Mysql – Multi-column and single-column index on the same column

indexMySQLoptimizationperformancequery-performance

I have two indexes on the same column:

  1. store_deleted_idx (store_id, deleted)
  2. store_idx (store_id)

DDL:

CREATE TABLE `stores_shoppers` (
  `id` int(11) NOT NULL AUTO_INCREMENT,
  `store_id` int(11) NOT NULL,
  `store_shopper_id` varchar(128) NOT NULL,
  `country_code` varchar(30) DEFAULT NULL,
  `zip_code` varchar(50) DEFAULT NULL,
  `email` varchar(128) NOT NULL,
  `first_name` varchar(128) DEFAULT NULL,
  `last_name` varchar(128) DEFAULT NULL,
  `modified_on` datetime NOT NULL,
  `is_marketing_allowed` tinyint(1) DEFAULT NULL,
  `created_on` datetime DEFAULT NULL,
  `is_guest` tinyint(1) DEFAULT NULL,
  `phone` varchar(45) DEFAULT NULL,
  `total_spent` decimal(12,2) DEFAULT NULL,
  `orders_count` int(11) DEFAULT NULL,
  `group_id` int(11) DEFAULT NULL,
  `deleted` tinyint(1) DEFAULT NULL,
  PRIMARY KEY (`id`),
  KEY `store_idx` (`store_id`),
  KEY `store_deleted_idx` (`store_id`,`deleted`),
  CONSTRAINT `_stores_shoppers_ibfk_2` FOREIGN KEY (`store_id`) REFERENCES `store` (`id`),
  CONSTRAINT `_stores_shoppers_ibfk_4` FOREIGN KEY (`group_id`) REFERENCES `stores_shopper_group` (`id`) ON DELETE SET NULL ON UPDATE CASCADE
) ENGINE=InnoDB AUTO_INCREMENT=56909900 DEFAULT CHARSET=utf8;

My query:

SELECT s.*, t.*, g.*
FROM shoppers s
LEFT JOIN shopper_tag t ON s.id = t.shopper_id
LEFT JOIN shopper_group g ON s.group_id = g.id
WHERE s.store_id = '4494' AND (s.deleted = 0 OR s.deleted IS NULL)
ORDER BY s.created_on DESC
LIMIT 10 OFFSET 0;

If I run the explain, it shows the query is using only store_idx index, but if I remove store_idx index and run the explain, it shows store_deleted_idx is used.
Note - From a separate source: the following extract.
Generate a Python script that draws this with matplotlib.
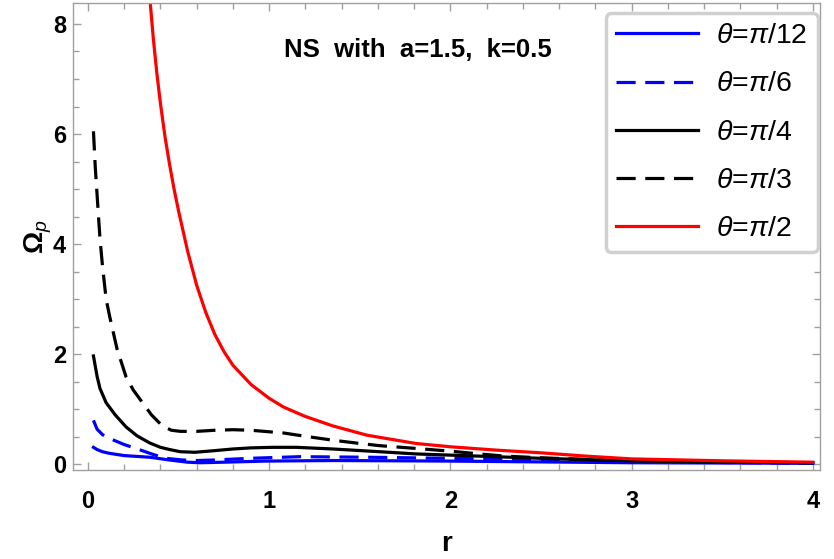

Why isn't store_deleted_idx used in the first case?

I can't remove the single-column index.

Best Answer

Get rid of OR

(s.deleted = 0 OR s.deleted IS NULL)

Make up your mind. Either use 0 (and make it NOT NULL) or use NULL. It is probably better to have

TINYINT UNSIGNED NOT NULL DEFAULT '0'

Until you get rid of the OR, an index including deleted is not useful.

Composite index

After that, INDEX(deleted, store_id), in either order, becomes optimal.

As a rule, INDEX(a) is unnecessary if you also have INDEX(a,b).

Even better is

INDEX(deleted, store_id,   -- in either order
      created_at)          -- last

This will avoid the sorting that is currently necessary. (See EXPLAIN SELECT ...)

I can't remove the single-column index.

Do you mean that your fingers don't work? Your boss will slap your hand if you try? You don't have permissions? It comes back when you do remove it? The FOREIGN KEY gets in the way? What?

Cardinality

Fake news.

Within a composite index, cardinality is irrelevant.

When comparing two indexes, cardinality is important, but there are usually better ways to optimize, such as using a composite index. So, again, fake news.

Back to the question

Your experiments showed that either INDEX(store_id) or INDEX(store_id, deleted) would be used. Given a choice between the two of them, the Optimizer will pick the smaller one (on the presumption that the amount of effort is slightly less). Without a choice (ie, when you had deleted the smaller one), the Optimizer happily picked whichever one is left.

So, to avoid wasting disk space, DROP the shorter (single-column) INDEX. Meanwhile this query will continue to work efficiently.

"Why isn't store_deleted_idx used in the first case?" -- Because of the OR.

More on indexing

http://mysql.rjweb.org/doc.php/index_cookbook_mysql discusses how getting all the way through the WHERE (after getting rid of OR) lets the index get to the ORDER BY, and if you get through the ORDER BY (by tacking on created_by), you can get to LIMIT. Then it will read only 10 rows, not the whole table!